James Gray - Concise Bible Commentary
Paul, an apostle of Jesus Christ by the commandment of God our Saviour, and Lord Jesus Christ, which is our hope;1 timothy 1:1-20
THE SALUTATION (1 Timothy 1:1-2)
In this notice the beautiful designation of our Lord Jesus Christ as “Our Hope.” He Himself is our Hope. And when we remember that these words were written by Paul in his later years, they are all the more affecting. And notice the designation given Timothy in 1 Timothy 1:2. What bearing has this upon the proposition that he probably owed his conversion to Paul’s labors?
REFERENCE TO TIMOTHY’S MISSION AT EPHESUS (1 Timothy 1:3-4)
We have referred to the circumstance of his being left there by Paul, in our introduction. It seems to have necessitated urging on Paul’s part. What language indicates as much? What charge was he to lay upon the teachers at Ephesus? In what two directions (especially Jewish) were they inclined to digress from the Gospel? What would be likely to be the outcome of such digression?
DESCRIPTION OF THE FALSE TEACHERS (1 Timothy 1:5-7)
In this description it will be noted that the root of the offense, was in swerving from love, for such is the correct translation of the word “charity” in 1 Timothy 1:5.
DESCRIPTION OF THE TRUE USE OF THE LAW (1 Timothy 1:8-11)
These false teachers pretended to discourse of the law, by which is meant the law of Moses, without really knowing the subject on which they spoke.
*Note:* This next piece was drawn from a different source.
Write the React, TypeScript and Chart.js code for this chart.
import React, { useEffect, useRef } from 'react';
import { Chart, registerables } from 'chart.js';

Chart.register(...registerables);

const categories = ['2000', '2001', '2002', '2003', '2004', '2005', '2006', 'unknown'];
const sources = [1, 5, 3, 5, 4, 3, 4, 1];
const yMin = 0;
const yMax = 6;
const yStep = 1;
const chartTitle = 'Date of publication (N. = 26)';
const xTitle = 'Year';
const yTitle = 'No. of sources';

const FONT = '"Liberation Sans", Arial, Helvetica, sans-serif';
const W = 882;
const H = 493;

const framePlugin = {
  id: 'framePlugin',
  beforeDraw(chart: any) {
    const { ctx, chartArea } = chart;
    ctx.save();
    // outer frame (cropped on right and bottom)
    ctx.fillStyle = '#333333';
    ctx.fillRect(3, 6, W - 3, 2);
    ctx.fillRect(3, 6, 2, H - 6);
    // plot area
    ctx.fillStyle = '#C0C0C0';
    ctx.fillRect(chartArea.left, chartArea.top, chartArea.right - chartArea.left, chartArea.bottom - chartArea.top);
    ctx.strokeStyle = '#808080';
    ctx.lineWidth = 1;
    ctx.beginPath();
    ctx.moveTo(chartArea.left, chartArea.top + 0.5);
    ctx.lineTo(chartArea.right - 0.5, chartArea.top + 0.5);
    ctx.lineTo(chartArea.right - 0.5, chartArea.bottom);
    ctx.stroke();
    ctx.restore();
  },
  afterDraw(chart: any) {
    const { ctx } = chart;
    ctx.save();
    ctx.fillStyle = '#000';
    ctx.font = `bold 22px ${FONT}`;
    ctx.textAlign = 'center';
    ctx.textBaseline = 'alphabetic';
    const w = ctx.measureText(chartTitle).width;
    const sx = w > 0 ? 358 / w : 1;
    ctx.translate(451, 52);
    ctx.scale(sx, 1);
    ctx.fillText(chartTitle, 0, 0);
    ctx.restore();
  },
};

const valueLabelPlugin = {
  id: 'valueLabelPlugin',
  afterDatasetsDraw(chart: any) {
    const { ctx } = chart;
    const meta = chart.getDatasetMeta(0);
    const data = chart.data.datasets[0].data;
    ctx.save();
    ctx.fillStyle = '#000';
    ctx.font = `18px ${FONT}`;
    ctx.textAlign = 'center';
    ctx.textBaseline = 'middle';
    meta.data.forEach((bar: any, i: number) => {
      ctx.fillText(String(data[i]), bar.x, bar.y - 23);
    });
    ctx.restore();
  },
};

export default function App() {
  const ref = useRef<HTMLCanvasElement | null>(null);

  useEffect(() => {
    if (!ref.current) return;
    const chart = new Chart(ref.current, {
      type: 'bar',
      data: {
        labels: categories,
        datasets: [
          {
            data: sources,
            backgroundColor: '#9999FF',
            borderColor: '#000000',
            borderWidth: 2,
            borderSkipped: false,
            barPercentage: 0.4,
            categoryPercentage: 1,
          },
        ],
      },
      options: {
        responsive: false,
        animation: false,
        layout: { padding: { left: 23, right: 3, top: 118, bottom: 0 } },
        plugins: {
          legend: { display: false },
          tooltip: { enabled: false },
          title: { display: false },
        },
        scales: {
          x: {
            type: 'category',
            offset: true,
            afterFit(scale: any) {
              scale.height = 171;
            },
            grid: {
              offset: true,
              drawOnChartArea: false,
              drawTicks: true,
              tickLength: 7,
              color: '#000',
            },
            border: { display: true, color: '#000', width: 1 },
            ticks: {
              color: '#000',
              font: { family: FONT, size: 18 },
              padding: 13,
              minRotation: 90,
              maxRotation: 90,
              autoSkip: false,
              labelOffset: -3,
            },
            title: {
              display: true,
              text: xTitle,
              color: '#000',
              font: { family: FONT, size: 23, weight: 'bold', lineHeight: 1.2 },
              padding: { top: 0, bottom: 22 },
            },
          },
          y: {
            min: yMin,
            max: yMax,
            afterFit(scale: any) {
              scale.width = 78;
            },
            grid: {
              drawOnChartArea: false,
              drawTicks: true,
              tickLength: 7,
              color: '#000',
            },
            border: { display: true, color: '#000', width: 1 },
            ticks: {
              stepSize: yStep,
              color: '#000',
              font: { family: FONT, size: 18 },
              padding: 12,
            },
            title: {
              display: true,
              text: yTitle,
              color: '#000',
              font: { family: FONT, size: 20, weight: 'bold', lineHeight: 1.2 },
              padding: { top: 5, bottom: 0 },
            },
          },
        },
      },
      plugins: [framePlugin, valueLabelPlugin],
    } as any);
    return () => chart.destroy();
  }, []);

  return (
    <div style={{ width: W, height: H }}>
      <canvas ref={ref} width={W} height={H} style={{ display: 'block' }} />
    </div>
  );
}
The law did not apply to those who were saved under the Gospel, but it had the same bearing as ever to the unbeliever.
DIGRESSION: THE CIRCUMSTANCES OF PAUL’S CONVERSION (1 Timothy 1:12-17)
This springs from his allusion to the Gospel in 1 Timothy 1:11, a Gospel committed to his trust as a steward to proclaim. He does not spare himself in extolling the grace of God toward him (1 Timothy 1:13-15), and he uses his own history as an example and encouragement to the worst of sinners (1 Timothy 1:16).
PERSONAL CHARGE TO TIMOTHY (1 Timothy 1:18-20)
This charge is the single one to fight the good fight of faith, to which he is stimulated by two considerations. The first is the “prophecies which went before” on him, the supernatural predictions of his future; and the second, the failure of some who had started in the fight with him and fallen back. The good fight of faith in his case is that which was personal to himself, and that which concerned his ministry. It is not the conflict of the Christian life in general which Paul refers to so much, as that of a leader in the church against the opponents of a pure Gospel.
1. What title is given Jesus Christ in this lesson?
2. What led to the defection of these false teachers?
3. How does Paul consider his ministration of the Gospel?
4. What is meant by the fight of faith in Timothy’s case?
5. How many questions are in the body of this lesson, and how many have you answered satisfactorily?